The northeast boundary controversy refers to the conflict between the state of Maine and the province of New Brunswick, as well as the United States and British Canada respectively, over the placement of the boundary defined in the 1783 Treaty of Paris. Repeated attempts at settlements during the 1820s and 1830s failed, resulting in the largely bloodless Aroostook War (1838-1839). The Webster-Ashburton Treaty of 1842 settled the long-standing dispute by defining the current demarcation line.
This collection of pamphlets (1826-1840) includes both state (Maine and Massachusetts) and federal publications concerning the boundary and the dispute, as well as a bibliography of "Works Relating to the North East Boundary" published in the December 1900 Bulletin of the New York Public Library.
M50 - Neal Dow Papers, 1852-1887 (bulk 1852-1859). 0.25 linear feet.
Neal Dow (1804-1897), Union brigadier general and mayor of Portland, Maine (1851-1858), is best remembered as a temperance reformer and "father of the 1851 Maine Law." He was, throughout his life, deeply involved in temperance organizations and became the Prohibition Party's presidential candidate in 1880.
The collection consists almost entirely of letters, 1852-1887, concerning temperance. Most are from Dow, while mayor of Portland, to E.W. Jackson, a minister, temperance activist and, later, agent of the Maine Temperance Society.
M115 - William E. Lunt Papers, 1918-1926 (bulk 1918-1919). 1.25 linear feet.

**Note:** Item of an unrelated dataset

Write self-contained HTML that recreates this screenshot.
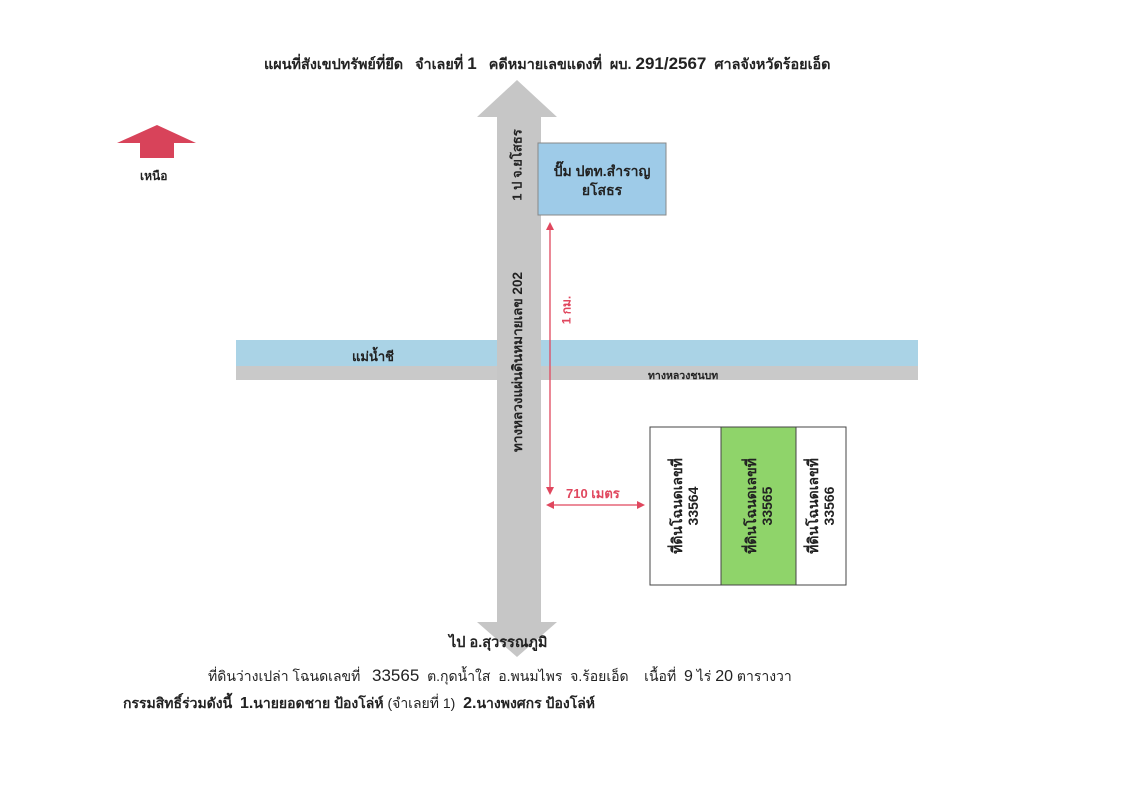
<!DOCTYPE html>
<html><head><meta charset="utf-8"><style>
body{margin:0;width:1146px;height:800px;background:#fff;position:relative;overflow:hidden;font-family:"Liberation Sans","Noto Sans CJK SC",sans-serif;color:#222}
.a{position:absolute;white-space:nowrap}
.b{font-weight:bold}
.r{transform:translate(-50%,-50%) rotate(-90deg);transform-origin:center}
</style></head><body>
<div class="a b" style="left:264px;top:53px;font-size:14.4px">แผนที่สังเขปทรัพย์ที่ยึด&nbsp;&nbsp; จำเลยที่ <span style="font-size:17px">1</span>&nbsp;&nbsp; คดีหมายเลขแดงที่&nbsp; ผบ. <span style="font-size:17px">291/2567</span>&nbsp; ศาลจังหวัดร้อยเอ็ด</div>

<svg class="a" style="left:0;top:0" width="1146" height="800">
<polygon points="117,143 157,125 196,143 174,143 174,158 140,158 140,143" fill="#d8435a"/>
<rect x="236" y="340" width="682" height="26" fill="#aad3e6"/>
<rect x="236" y="366" width="682" height="14" fill="#c9c9c9"/>
<polygon points="517,80 557,117 541,117 541,622 557,622 517,657 477,622 497,622 497,117 477,117" fill="#c6c6c6"/>
<rect x="538" y="143" width="128" height="72" fill="#9ecbe8" stroke="#888" stroke-width="1"/>
<line x1="550" y1="228" x2="550" y2="490" stroke="#e0475e" stroke-width="1.3"/>
<polygon points="550,222 546,230 554,230" fill="#e0475e"/>
<polygon points="550,495 546,487 554,487" fill="#e0475e"/>
<line x1="553" y1="505" x2="640" y2="505" stroke="#e0475e" stroke-width="1.3"/>
<polygon points="546,505 554,501 554,509" fill="#e0475e"/>
<polygon points="645,505 637,501 637,509" fill="#e0475e"/>
<rect x="650" y="427" width="196" height="158" fill="#fff" stroke="#444"/>
<rect x="721" y="427" width="75" height="158" fill="#8fd46a" stroke="#444"/>
</svg>

<div class="a b" style="left:140px;top:167px;font-size:12px">เหนือ</div>
<div class="a b" style="left:547px;top:162px;font-size:14px;width:110px;text-align:center;line-height:19px">ปั๊ม ปตท.สำราญ<br>ยโสธร</div>
<div class="a b" style="left:352px;top:346px;font-size:13px">แม่น้ำชี</div>
<div class="a b" style="left:648px;top:367px;font-size:10.5px">ทางหลวงชนบท</div>
<div class="a b r" style="left:517px;top:165px;font-size:13px">1 ป จ.ยโสธร</div>
<div class="a b r" style="left:517px;top:362px;font-size:13.5px">ทางหลวงแผ่นดินหมายเลข 202</div>
<div class="a b r" style="left:567px;top:310px;font-size:12px;color:#e0475e">1 กม.</div>
<div class="a b" style="left:566px;top:483px;font-size:13px;color:#e0475e">710 เมตร</div>
<div class="a b r" style="left:685px;top:506px;font-size:14px;text-align:center;line-height:16px">ที่ดินโฉนดเลขที่<br>33564</div>
<div class="a b r" style="left:759px;top:506px;font-size:14px;text-align:center;line-height:16px">ที่ดินโฉนดเลขที่<br>33565</div>
<div class="a b r" style="left:821px;top:506px;font-size:14px;text-align:center;line-height:16px">ที่ดินโฉนดเลขที่<br>33566</div>
<div class="a b" style="left:449px;top:631px;font-size:14.5px">ไป อ.สุวรรณภูมิ</div>
<div class="a" style="left:208px;top:666px;font-size:14px">ที่ดินว่างเปล่า โฉนดเลขที่&nbsp;&nbsp; <span style="font-size:17px">33565</span>&nbsp; ต.กุดน้ำใส&nbsp; อ.พนมไพร&nbsp; จ.ร้อยเอ็ด&nbsp;&nbsp;&nbsp; เนื้อที่&nbsp; <span style="font-size:16px">9</span> ไร่ <span style="font-size:16px">20</span> ตารางวา</div>
<div class="a b" style="left:123px;top:693px;font-size:14px">กรรมสิทธิ์ร่วมดังนี้&nbsp; <span style="font-size:16px">1.</span>นายยอดชาย ป้องโล่ห์ <span style="font-weight:normal">(จำเลยที่ 1)</span>&nbsp; <span style="font-size:16px">2.</span>นางพงศกร ป้องโล่ห์</div>
</body></html>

William E. Lunt (1882-1956, Bowdoin 1904) spent most of his academic career as Walter D. and Edith M.L. Scull Professor of English and Constitutional History at Haverford College (1917-1952). Woodrow Wilson appointed Lunt chief of the Italian Division of the American Commission to Negotiate Peace at the Paris talks that ended the First World War (1918-1919). His responsibilities included developing the American position on the Italian-Yugoslav border.
Letters (1918-1919 and undated), documents, reports, maps, original or copied statistical charts, clippings, etc. (1918-1926 and undated), all concerning the American Commission to Negotiate Peace, the Italian-Yugoslav border, or the general peace negotiations. The letters include several from Lunt and other negotiators, many addressed to President Wilson.
Bowdoin Peace Movement (1968) [4.8.1] and Strike (1970) Material, 1968-1988 (bulk 1968-1970). 0.5 linear feet.
Bowdoin, like other American colleges and universities, was caught up in the issues of the late 1960s, especially the social unrest triggered by the Vietnam War. The student body, with support from some faculty members, reacted with two major movements: a peace and anti-draft movement which started in 1968 and continued in a small way through 1970, and a student strike which shut down classes and other College activities in May of 1970.
Clippings, news releases, broadsides, and other material relating to the peace and strike movements on the Bowdoin campus. The collections were compiled by a member of the Bowdoin College Library staff.
Kent State Clippings, 1972. 0.25 linear feet.
John M. Bachulus (1899-1984, Bowdoin 1822) was a medical officer in the U.S. Navy, serving around the world, including in Algeria, Italy and England. In 1972 he was retired from the Navy, living in Brunswick, Maine.
Bachulus compiled this collection of clippings and copies of the daily Kent Stater relating to the 1972 shootings of student protesters by members of the Ohio National Guard.